» WHAT TO PRODUCE
Copy exactly, and only, the lines starting at the line with "Write a Python" and ending at the line with "110, 115, 120, 125, 130, 150, 160, 250, 300]". Leave every picture out of the copy.

» RECORDS TO PROCESS
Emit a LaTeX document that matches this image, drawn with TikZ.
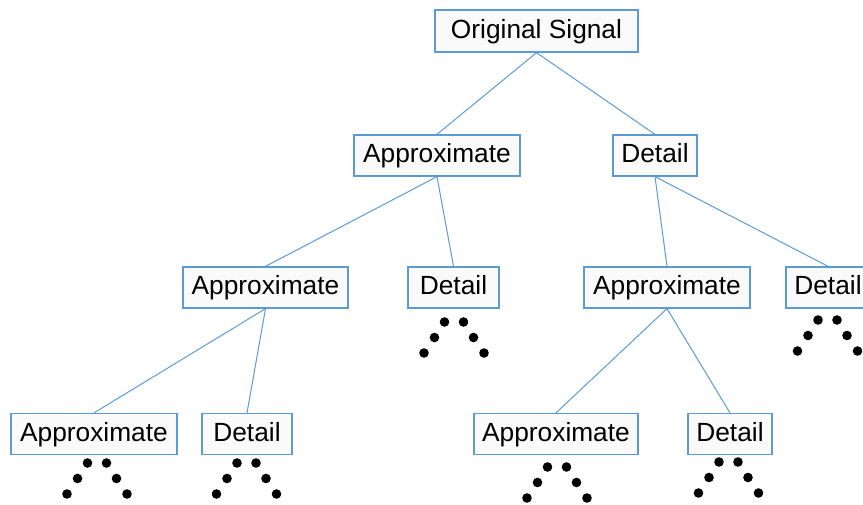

--

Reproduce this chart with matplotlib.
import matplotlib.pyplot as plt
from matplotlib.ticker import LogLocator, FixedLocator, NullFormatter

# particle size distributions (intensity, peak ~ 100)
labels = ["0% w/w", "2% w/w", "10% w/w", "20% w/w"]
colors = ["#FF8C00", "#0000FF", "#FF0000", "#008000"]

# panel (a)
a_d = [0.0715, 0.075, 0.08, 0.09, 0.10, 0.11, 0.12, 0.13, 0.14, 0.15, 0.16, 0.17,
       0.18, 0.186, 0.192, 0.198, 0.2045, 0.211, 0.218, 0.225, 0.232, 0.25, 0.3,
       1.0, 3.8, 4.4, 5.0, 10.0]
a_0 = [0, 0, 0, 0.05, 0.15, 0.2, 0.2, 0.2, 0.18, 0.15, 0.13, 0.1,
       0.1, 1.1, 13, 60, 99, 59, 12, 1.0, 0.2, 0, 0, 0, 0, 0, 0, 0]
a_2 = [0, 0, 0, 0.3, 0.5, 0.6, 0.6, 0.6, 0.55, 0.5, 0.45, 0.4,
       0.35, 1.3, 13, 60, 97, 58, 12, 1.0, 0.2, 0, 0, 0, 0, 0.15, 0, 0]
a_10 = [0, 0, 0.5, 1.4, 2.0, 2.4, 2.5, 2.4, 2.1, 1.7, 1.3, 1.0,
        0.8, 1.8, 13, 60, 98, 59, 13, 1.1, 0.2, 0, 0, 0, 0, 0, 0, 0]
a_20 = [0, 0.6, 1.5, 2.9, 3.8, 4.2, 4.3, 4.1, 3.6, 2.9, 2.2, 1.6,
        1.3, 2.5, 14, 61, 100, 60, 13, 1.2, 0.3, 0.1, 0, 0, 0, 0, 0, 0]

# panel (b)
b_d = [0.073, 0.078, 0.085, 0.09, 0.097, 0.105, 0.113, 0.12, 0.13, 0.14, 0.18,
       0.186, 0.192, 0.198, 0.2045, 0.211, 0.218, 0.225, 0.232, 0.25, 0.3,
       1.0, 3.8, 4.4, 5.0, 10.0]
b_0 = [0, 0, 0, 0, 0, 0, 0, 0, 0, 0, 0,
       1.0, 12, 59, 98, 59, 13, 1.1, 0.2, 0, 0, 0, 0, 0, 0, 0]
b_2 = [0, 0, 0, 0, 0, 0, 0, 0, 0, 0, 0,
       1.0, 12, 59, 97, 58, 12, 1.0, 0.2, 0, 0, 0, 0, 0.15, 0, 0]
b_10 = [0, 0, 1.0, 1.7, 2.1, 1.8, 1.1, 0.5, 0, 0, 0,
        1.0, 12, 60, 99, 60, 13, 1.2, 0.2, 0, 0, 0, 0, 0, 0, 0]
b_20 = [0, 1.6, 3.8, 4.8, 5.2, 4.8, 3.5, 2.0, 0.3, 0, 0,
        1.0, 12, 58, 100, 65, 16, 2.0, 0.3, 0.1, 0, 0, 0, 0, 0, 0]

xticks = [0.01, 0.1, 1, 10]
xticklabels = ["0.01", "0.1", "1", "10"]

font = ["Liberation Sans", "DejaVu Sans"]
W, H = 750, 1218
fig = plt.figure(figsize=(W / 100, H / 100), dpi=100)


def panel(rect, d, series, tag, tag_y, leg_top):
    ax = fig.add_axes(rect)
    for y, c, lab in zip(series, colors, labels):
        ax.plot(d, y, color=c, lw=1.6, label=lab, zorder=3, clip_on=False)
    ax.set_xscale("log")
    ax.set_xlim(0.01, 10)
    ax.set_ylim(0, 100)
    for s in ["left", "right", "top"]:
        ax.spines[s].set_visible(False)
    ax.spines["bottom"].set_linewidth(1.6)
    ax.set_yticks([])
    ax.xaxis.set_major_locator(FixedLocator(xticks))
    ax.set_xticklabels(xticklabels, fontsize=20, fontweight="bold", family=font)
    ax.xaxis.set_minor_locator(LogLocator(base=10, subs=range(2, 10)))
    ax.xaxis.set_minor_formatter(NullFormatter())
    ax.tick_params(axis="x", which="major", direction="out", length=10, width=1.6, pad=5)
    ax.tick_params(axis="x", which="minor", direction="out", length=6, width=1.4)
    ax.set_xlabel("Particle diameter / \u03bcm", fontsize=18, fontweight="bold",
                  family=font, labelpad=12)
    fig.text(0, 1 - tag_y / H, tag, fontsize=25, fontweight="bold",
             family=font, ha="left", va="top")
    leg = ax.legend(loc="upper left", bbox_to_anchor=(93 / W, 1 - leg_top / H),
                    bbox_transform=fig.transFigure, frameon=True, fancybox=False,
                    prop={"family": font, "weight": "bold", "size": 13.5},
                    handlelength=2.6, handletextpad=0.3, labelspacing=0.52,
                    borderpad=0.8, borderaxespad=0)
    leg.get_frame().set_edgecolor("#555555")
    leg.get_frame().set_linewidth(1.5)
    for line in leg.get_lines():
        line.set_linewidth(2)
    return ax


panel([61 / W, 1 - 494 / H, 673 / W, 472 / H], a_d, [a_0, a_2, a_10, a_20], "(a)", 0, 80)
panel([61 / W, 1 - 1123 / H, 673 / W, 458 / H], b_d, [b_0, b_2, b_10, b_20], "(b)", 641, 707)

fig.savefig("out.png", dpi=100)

---

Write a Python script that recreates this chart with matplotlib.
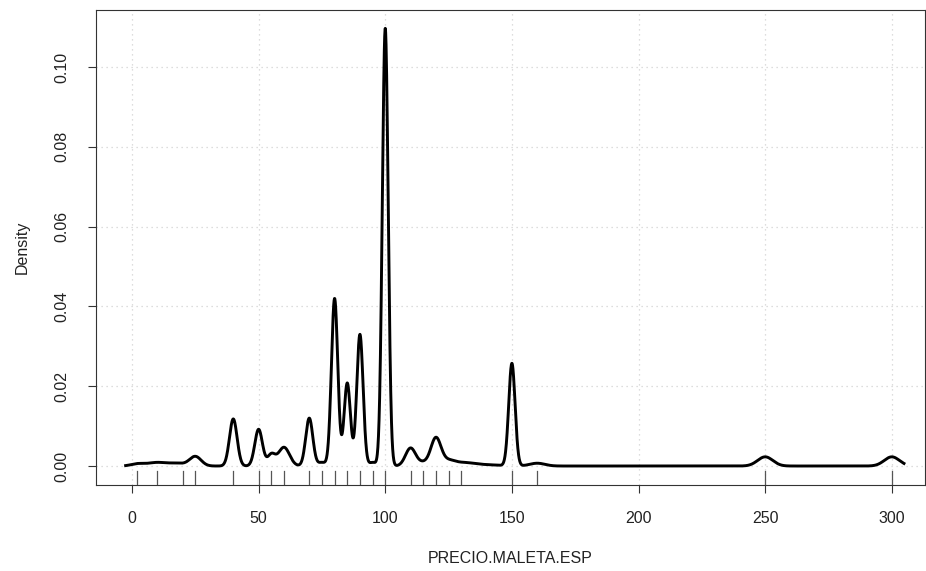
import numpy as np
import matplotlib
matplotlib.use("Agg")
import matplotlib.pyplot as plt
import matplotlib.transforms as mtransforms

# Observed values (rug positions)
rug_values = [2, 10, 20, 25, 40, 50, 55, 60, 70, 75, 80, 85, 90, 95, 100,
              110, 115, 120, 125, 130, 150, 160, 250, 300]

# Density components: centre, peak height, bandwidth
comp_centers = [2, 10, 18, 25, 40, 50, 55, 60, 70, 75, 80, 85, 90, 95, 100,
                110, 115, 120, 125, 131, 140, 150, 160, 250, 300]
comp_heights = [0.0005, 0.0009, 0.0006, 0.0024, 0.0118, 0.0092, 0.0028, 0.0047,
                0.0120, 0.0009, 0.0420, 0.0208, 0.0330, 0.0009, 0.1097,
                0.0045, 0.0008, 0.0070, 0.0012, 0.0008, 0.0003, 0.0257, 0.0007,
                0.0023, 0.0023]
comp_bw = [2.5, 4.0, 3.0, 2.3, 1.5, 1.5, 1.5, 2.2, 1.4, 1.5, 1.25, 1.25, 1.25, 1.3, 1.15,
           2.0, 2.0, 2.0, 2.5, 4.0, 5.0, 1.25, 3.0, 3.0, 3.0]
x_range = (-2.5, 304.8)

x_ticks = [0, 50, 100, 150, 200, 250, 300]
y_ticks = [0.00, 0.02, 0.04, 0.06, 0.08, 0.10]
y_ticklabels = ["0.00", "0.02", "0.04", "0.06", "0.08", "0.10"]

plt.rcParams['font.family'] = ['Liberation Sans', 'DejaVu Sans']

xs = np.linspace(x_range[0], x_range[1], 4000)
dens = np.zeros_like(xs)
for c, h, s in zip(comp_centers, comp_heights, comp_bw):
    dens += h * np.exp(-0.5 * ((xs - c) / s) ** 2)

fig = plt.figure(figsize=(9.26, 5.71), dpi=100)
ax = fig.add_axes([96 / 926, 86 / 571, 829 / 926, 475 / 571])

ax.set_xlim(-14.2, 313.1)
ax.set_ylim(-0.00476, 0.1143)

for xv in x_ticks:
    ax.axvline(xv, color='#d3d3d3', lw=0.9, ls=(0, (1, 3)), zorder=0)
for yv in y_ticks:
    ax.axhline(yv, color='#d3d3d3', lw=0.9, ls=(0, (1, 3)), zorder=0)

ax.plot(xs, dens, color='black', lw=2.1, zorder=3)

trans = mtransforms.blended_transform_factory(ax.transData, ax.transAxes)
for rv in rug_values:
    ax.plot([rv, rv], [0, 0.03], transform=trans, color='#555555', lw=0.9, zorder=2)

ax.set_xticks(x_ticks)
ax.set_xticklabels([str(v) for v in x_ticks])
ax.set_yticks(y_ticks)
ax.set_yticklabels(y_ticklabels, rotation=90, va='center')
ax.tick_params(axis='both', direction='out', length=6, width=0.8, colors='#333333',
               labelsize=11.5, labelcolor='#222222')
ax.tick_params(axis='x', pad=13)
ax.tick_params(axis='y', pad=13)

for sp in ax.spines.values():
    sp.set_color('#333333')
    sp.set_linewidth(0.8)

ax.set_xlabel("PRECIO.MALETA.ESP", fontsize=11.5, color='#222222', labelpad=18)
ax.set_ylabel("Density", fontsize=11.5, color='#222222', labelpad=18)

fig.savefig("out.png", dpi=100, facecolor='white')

» THE OUTPUT
Write a Python script that recreates this chart with matplotlib.
import numpy as np
import matplotlib
matplotlib.use("Agg")
import matplotlib.pyplot as plt
import matplotlib.transforms as mtransforms

# Observed values (rug positions)
rug_values = [2, 10, 20, 25, 40, 50, 55, 60, 70, 75, 80, 85, 90, 95, 100,
              110, 115, 120, 125, 130, 150, 160, 250, 300]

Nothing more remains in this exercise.